Álvaro Vasconcelos: Evidentemente que Pequim, do ponto de vista económico, do ponto de vista financeiro e até do ponto de vista diplomático, tem a possibilidade de retaliar. Não creio que seja do interesse da China, como já tem feito aqui e acolá, retaliações económicas contra a Austrália, contra a Lituânia. A China usar a retaliação económica que é o seu instrumento principal, tem consequências evidentemente a prazo negativas. É esse aspecto da bipolarização que não é útil nem para a China, nem para a comunidade internacional. Outra hipótese de nível mais baixo é a China chamar os embaixadores durante um período dos países que boicotaram diplomaticamente os jogos. Pode fazê-lo e isso evidentemente é um sinal porque diminui os canais de conversação diplomática entre os países que participariam no boicote, mas acho que assim a China também está a dizer aos países europeus em particular que aqueles que não alinharem no boicote americano, serão recompensados. Alguns países europeus que têm relações económicas e financeiras muito intensas com a China e que têm de certa forma até hoje já alguma dependência económica da China, poderão ser tentados a tentar travar uma posição comum europeia. Tudo isto faz parte das manobras diplomáticas da China, pressão e contrapressão, para tentar impedir que haja uma posição comum europeia de boicote, de alinhamento com a posição americana.

RFI: Estava a evocar a necessidade de se integrar a China no concerto das nações e, portanto, tentar fugir de um cenário de bipolarização. Até que ponto é que a China, dada a posição que ganhou, ainda terá interesse em ser integrada nas instituições internacionais, uma vez que não aderiu a muitos tratados que definem as regras de convivência entre as nações?

Álvaro Vasconcelos: Eu acho que a China tem todo o interesse nesta fase do seu crescimento, da sua ambição de se tornar a potência económica dominante. Ela fá-lo através do comércio e a Organização Mundial do Comércio (OMC) é uma organização extremamente importante para China. A Europa e os Estados Unidos encontraram na OMC os instrumentos para regular as relações comerciais com a China, por exemplo para considerar que produtos que venham de sítios onde há trabalho forçado ou campos onde estão os Uigures vão contra as regras do comércio livre e da competição justa. Faz parte instrumentos possíveis e a China dificilmente fugirá a eles.

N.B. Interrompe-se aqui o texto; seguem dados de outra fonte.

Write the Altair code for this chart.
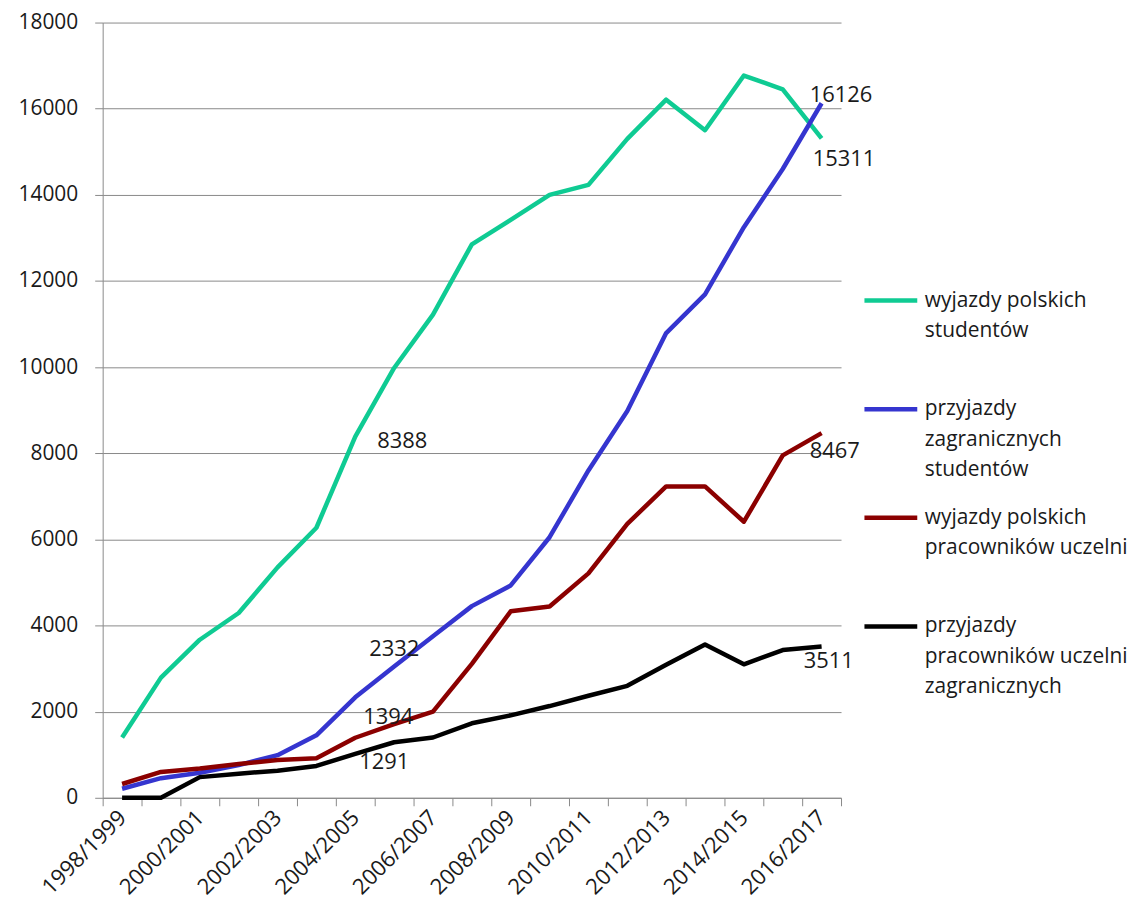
import json
import altair as alt
import pandas as pd

years = ["1998/1999", "1999/2000", "2000/2001", "2001/2002", "2002/2003",
         "2003/2004", "2004/2005", "2005/2006", "2006/2007", "2007/2008",
         "2008/2009", "2009/2010", "2010/2011", "2011/2012", "2012/2013",
         "2013/2014", "2014/2015", "2015/2016", "2016/2017"]

series_names = ["wyjazdy polskich studentów",
                "przyjazdy zagranicznych studentów",
                "wyjazdy polskich pracowników uczelni",
                "przyjazdy pracowników uczelni zagranicznych"]

out_students = [1400, 2790, 3670, 4290, 5350, 6270, 8388, 9980, 11220, 12850,
                13420, 14000, 14230, 15300, 16210, 15500, 16770, 16450, 15311]
in_students = [210, 455, 580, 760, 990, 1450, 2332, 3050, 3750, 4450,
               4930, 6050, 7600, 8980, 10790, 11690, 13250, 14600, 16126]
out_staff = [320, 600, 680, 785, 877, 920, 1394, 1708, 2000, 3110,
             4330, 4440, 5210, 6360, 7230, 7230, 6410, 7950, 8467]
in_staff = [0, 0, 480, 560, 630, 740, 1020, 1290, 1400, 1730,
            1915, 2130, 2370, 2600, 3090, 3560, 3100, 3430, 3511]

colors = ["#0FCB93", "#3535CF", "#8B0000", "#000000"]

legend_lines = {
    series_names[0]: ["wyjazdy polskich", "studentów", ""],
    series_names[1]: ["przyjazdy", "zagranicznych", "studentów"],
    series_names[2]: ["wyjazdy polskich", "pracowników uczelni", ""],
    series_names[3]: ["przyjazdy", "pracowników uczelni", "zagranicznych"],
}

# data labels: (series, year, text)
annotations = [
    (series_names[0], "2004/2005", "8388"),
    (series_names[1], "2004/2005", "2332"),
    (series_names[2], "2004/2005", "1394"),
    (series_names[3], "2004/2005", "1291"),
    (series_names[1], "2016/2017", "16126"),
    (series_names[0], "2016/2017", "15311"),
    (series_names[2], "2016/2017", "8467"),
    (series_names[3], "2016/2017", "3511"),
]
# label offsets (style)
label_offsets = [(22, 5), (14, -49), (8, -21), (4, 8),
                 (-12, -8), (-9, 21), (-12, 18), (-18, 15)]

all_values = [out_students, in_students, out_staff, in_staff]
rows = []
for name, vals in zip(series_names, all_values):
    for y, v in zip(years, vals):
        rows.append({"year": y, "series": name, "value": v})
df = pd.DataFrame(rows)

FONT = "Open Sans"
TXT = "#1a1a1a"
GRAY = "#8a8a8a"

x_enc = alt.X("year:N", sort=years, bandPosition=0.5,
              scale=alt.Scale(type="band", paddingInner=0, paddingOuter=0, domain=years),
              axis=alt.Axis(title=None, tickBand="extent", labelAngle=315,
                            labelAlign="right", labelBaseline="middle",
                            labelPadding=8, tickSize=8, labelOverlap=False,
                            labelFont=FONT, labelFontSize=22, labelColor=TXT,
                            domainColor=GRAY, tickColor=GRAY,
                            labelExpr="parseInt(substring(datum.value,0,4)) % 2 == 0 ? datum.value : ''",
                            grid=False))
y_enc = alt.Y("value:Q", scale=alt.Scale(domain=[0, 18000], nice=False),
              axis=alt.Axis(title=None, values=list(range(0, 18001, 2000)),
                            grid=True, gridColor=GRAY, gridOpacity=1,
                            domainColor=GRAY, tickColor=GRAY,
                            tickSize=8, labelPadding=17,
                            labelFont=FONT, labelFontSize=21, labelColor=TXT,
                            format="d"))

lines = alt.Chart(df).mark_line(strokeWidth=4.5, strokeJoin="round").encode(
    x=x_enc, y=y_enc,
    color=alt.Color("series:N",
                    scale=alt.Scale(domain=series_names, range=colors),
                    sort=series_names,
                    legend=alt.Legend(
                        title=None, orient="none", legendX=762, legendY=250,
                        symbolType="stroke", symbolStrokeWidth=4.5,
                        symbolSize=2809, labelOffset=5, labelLimit=400,
                        labelFont=FONT, labelFontSize=21, labelColor=TXT,
                        labelBaseline="middle",
                        rowPadding=9, padding=0,
                        labelExpr=json.dumps(legend_lines, ensure_ascii=False) + "[datum.label]",
                    )),
)

layers = [lines]
for (s, yr, t), (dx, dy) in zip(annotations, label_offsets):
    v = df[(df.series == s) & (df.year == yr)].value.iloc[0]
    ann = pd.DataFrame([{"year": yr, "value": v, "text": t}])
    layers.append(
        alt.Chart(ann).mark_text(align="left", baseline="middle", dx=dx, dy=dy,
                                 font=FONT, fontSize=22, color=TXT)
        .encode(x=alt.X("year:N", sort=years, bandPosition=0.5),
                y=alt.Y("value:Q"), text="text:N")
    )

chart = alt.layer(*layers).properties(
    width=741, height=778,
    autosize=alt.AutoSizeParams(type="none"),
    padding={"left": 95, "top": 13, "right": 290, "bottom": 110},
).configure(
    style={"guide-label": {"lineHeight": 30.5, "font": FONT}}
).configure_view(stroke=None).configure_axis(
    labelFont=FONT, labelColor=TXT,
    domainColor=GRAY, tickColor=GRAY, gridColor=GRAY, gridOpacity=1,
    domainWidth=1, tickWidth=1, gridWidth=1,
)

chart.save("out.html", embed_options={"renderer": "svg", "actions": False})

Por outro lado, há questões que são tanto do interesse da China como do interesse ocidental. Vamos pensar por exemplo na Organização Mundial da Saúde (OMS). A China criou algumas dificuldades à investigação sobre o aparecimento do covid-19 no seu território, mas foi no quadro da OMS que se conseguiu enviar uma delegação à China para tentar inquirir-se sobre o início da pandemia e, para enfrentar uma pandemia, é preciso a participação de todos. Aí a China tem um papel necessário. Por outro lado, pensemos no combate ao aquecimento global: não se pode combater o aquecimento global sem a China e a participação desse país na COP-26 e os acordos que foram feitos com a China para combater o aquecimento global mostram que é possível chegar a acordos com a China nesse domínio e que eles são absolutamente essenciais. Portanto, pensarmos que a China se vai autonomizar completamente do sistema multilateral, não me parece que isso esteja no quadro da visão que a China tem do seu papel hoje no mundo, nem corresponde aos nossos interesses porque seria impossível enfrentar estes problemas sem a participação da China, não só porque a China são mais de mil milhões de habitantes mas porque é a potência económica que é hoje.